Preheat your oven to 350°F (175°C). Line an 8×8-inch baking pan with parchment paper, making sure the edges overhang slightly so the cake lifts out easily later. Lightly spray the corners of the pan so the parchment sits flat and doesn’t curl while filling.
In a large mixing bowl, whisk together the whole eggs and egg whites until they become slightly frothy and light in texture. This helps the cake rise without becoming dense.
Add the Greek yogurt and your preferred sweetener directly into the egg mixture. Whisk slowly until the mixture becomes creamy and completely smooth with no lumps.
Pour in the melted dark chocolate (if using) while whisking gently. Ensure the chocolate is warm but not hot to prevent curdling the eggs. Mix until fully incorporated and velvety.
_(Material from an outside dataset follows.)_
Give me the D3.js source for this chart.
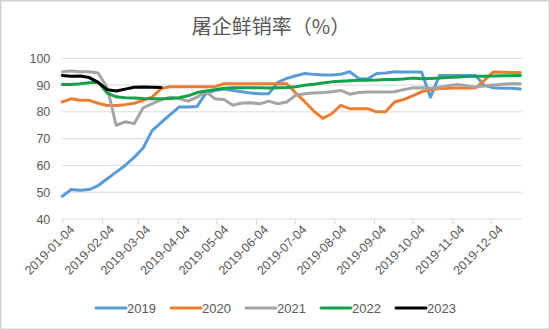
<!DOCTYPE html>
<html><head><meta charset="utf-8">
<script src="https://cdn.jsdelivr.net/npm/d3@7"></script>
<style>
html,body{margin:0;padding:0;background:#fff;}
svg{display:block;}
</style></head>
<body>
<svg id="chart" width="550" height="330"></svg>
<script>
const titleText = "屠企鲜销率（%）";
const seriesNames = ["2019", "2020", "2021", "2022", "2023"];
const seriesColors = ["#5B9BD5", "#ED7D31", "#A5A5A5", "#13A24B", "#000000"];
const tickLabels = ["2019-01-04","2019-02-04","2019-03-04","2019-04-04","2019-05-04","2019-06-04",
  "2019-07-04","2019-08-04","2019-09-04","2019-10-04","2019-11-04","2019-12-04"];
const yTicks = [40, 50, 60, 70, 80, 90, 100];

const v2019 = [48.5,51,50.7,51,52.5,55,57.5,60,63,66.5,73,76,79,81.8,81.8,82,87,88,88.5,88,87.5,87,86.8,86.8,
  91,92.5,93.5,94.3,94,93.8,93.8,94,95,92.5,92.3,94.3,94.5,95,94.9,94.9,94.9,85.5,93.6,93.6,93.6,93.6,93.6,89.9,89,88.8,88.8,88.5];
const v2020 = [83.7,84.9,84.3,84.3,83.2,82.4,82.4,82.7,83.2,84.3,85.5,88.7,89.4,89.4,89.4,89.4,89.4,89.4,90.5,90.5,
  90.5,90.5,90.5,90.5,90.5,90.5,87,83.8,80.3,77.6,79.3,82.4,81.2,81.2,81.2,80,80,83.7,84.6,86,87.5,88.2,88.7,88.8,88.9,88.9,88.9,91.8,94.9,94.8,94.7,94.7];
const v2021 = [95,95.3,95,95,94.5,89,75,76.3,75.6,81.5,83.1,84.5,85.5,85,84,85.5,87.5,84.9,84.6,82.5,83.3,83.4,83,84,
  83,83.7,86.2,86.8,87,87.2,87.5,88,86.6,87.2,87.4,87.4,87.4,87.5,88.3,88.9,89,88.8,89.2,89.8,90.2,89.8,89.3,89.7,90,90.3,90.5,90.5];
const v2022 = [90.2,90.2,90.5,90.9,91.1,87,85.6,85.3,85.2,85,84.9,84.9,85,85.3,86,87.2,87.8,88.3,88.8,89,89,89,89,88.9,
  89,89.1,89.4,89.9,90.3,90.8,91.2,91.4,91.6,91.8,91.8,91.9,92.1,92.1,92.3,92.6,92.4,92.5,92.6,92.8,93,93.2,93.3,93.3,93.4,93.5,93.5,93.6];
const v2023 = [93.6,93.3,93.4,92.8,91,88.3,87.8,88.5,89.2,89.3,89.2,89.1];
const seriesValues = [v2019, v2020, v2021, v2022, v2023];

const startDate = new Date(2019, 0, 4);
const weekDates = d3.range(52).map(i => d3.timeDay.offset(startDate, 7 * i));
const parse = d3.timeParse("%Y-%m-%d");

const svg = d3.select("#chart");
const W = 550, H = 330;
const margin = {left: 62.3, right: 29.7, top: 58.3, bottom: 111};

svg.append("rect").attr("x", 0.75).attr("y", 0.75).attr("width", W - 1.5).attr("height", H - 1.5)
  .attr("fill", "#fff").attr("stroke", "#D0D0D0").attr("stroke-width", 1.5);

const x = d3.scaleTime().domain([startDate, weekDates[51]]).range([margin.left, W - margin.right]);
const y = d3.scaleLinear().domain([40, 100]).range([H - margin.bottom, margin.top]);

// title
svg.append("text").attr("x", 271).attr("y", 34).attr("text-anchor", "middle")
  .attr("font-family", "'Noto Sans CJK SC', sans-serif").attr("font-size", 20)
  .attr("fill", "#595959").text(titleText);

// gridlines
const grid = svg.append("g");
grid.selectAll("line").data(yTicks.filter(t => t > 40)).join("line")
  .attr("x1", x.range()[0]).attr("x2", x.range()[1] + 1.5)
  .attr("y1", d => y(d)).attr("y2", d => y(d))
  .attr("stroke", "#D9D9D9").attr("stroke-width", 1);

// y axis labels
const yAxis = d3.axisLeft(y).tickValues(yTicks).tickSize(0).tickPadding(12);
const gy = svg.append("g").attr("transform", `translate(${margin.left},0)`).call(yAxis);
gy.select(".domain").remove();
gy.selectAll("text").attr("font-family", "'Liberation Sans', Arial, sans-serif")
  .attr("font-size", 12.5).attr("fill", "#595959");

// x axis
const xAxis = d3.axisBottom(x).tickValues(tickLabels.map(parse)).tickSize(5)
  .tickFormat((d, i) => tickLabels[i]).tickSizeOuter(0);
const gx = svg.append("g").attr("transform", `translate(0,${y(40)})`).call(xAxis);
gx.select(".domain").attr("stroke", "#D9D9D9").attr("d", `M${x.range()[0]},0H${x.range()[1] + 1.5}`);
gx.selectAll(".tick line").attr("stroke", "#D9D9D9");
gx.selectAll("text").attr("font-family", "'Liberation Sans', Arial, sans-serif")
  .attr("font-size", 12.5).attr("fill", "#595959")
  .attr("text-anchor", "end").attr("dy", null)
  .attr("transform", "translate(6,5) rotate(-45)").attr("y", 9).attr("x", 0);

// lines
const line = d3.line().x((d, i) => x(weekDates[i])).y(d => y(d));
svg.append("g").selectAll("path").data(seriesValues).join("path")
  .attr("d", d => line(d)).attr("fill", "none")
  .attr("stroke", (d, i) => seriesColors[i]).attr("stroke-width", 3)
  .attr("stroke-linejoin", "round").attr("stroke-linecap", "round");

// legend
const lg = svg.append("g").selectAll("g").data(seriesNames).join("g")
  .attr("transform", (d, i) => `translate(${96 + i * 75},308)`);
lg.append("line").attr("x1", 0).attr("x2", 30).attr("y1", 0).attr("y2", 0)
  .attr("stroke", (d, i) => seriesColors[i]).attr("stroke-width", 3).attr("stroke-linecap", "round");
lg.append("text").attr("x", 31).attr("y", 4.5).text(d => d)
  .attr("font-family", "'Liberation Sans', Arial, sans-serif").attr("font-size", 13).attr("fill", "#595959");
</script>
</body></html>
In a separate bowl, combine the almond flour, protein powder, cocoa powder, baking powder, baking soda, and a pinch of salt. Whisk well to remove any clumps and evenly distribute the leavening agents.
Gradually fold the dry ingredient mixture into the bowl of wet ingredients. Use a spatula and fold slowly to avoid overmixing, which can make the cake tough. Continue folding until everything is just combined.
Check the batter’s consistency — it should be thick like brownie batter. If it feels too dense or dry, add 1 tablespoon of milk at a time, mixing gently after each addition, until the texture becomes smooth and scoopable.
Transfer the batter into the prepared baking pan. Smooth the top with a spatula, spreading the batter into all corners for even baking.
Place the pan into the preheated oven and bake for 20–24 minutes. Begin checking at the 20-minute mark. Insert a toothpick into the center: it should come out slightly moist but not runny. This is key for maintaining the cake’s fudgy texture.
Remove the pan from the oven and let the cake cool inside the pan for about 10 minutes. Then carefully lift it out using the parchment and transfer it to a cooling rack. Allow it to cool completely — around 15–20 minutes more — so the high-protein structure sets properly.
Once fully cooled, slice the cake into 9 equal squares using a sharp knife. Wipe the knife between cuts if you want perfectly clean edges. Enjoy immediately or store in an airtight container for a fudgy treat anytime.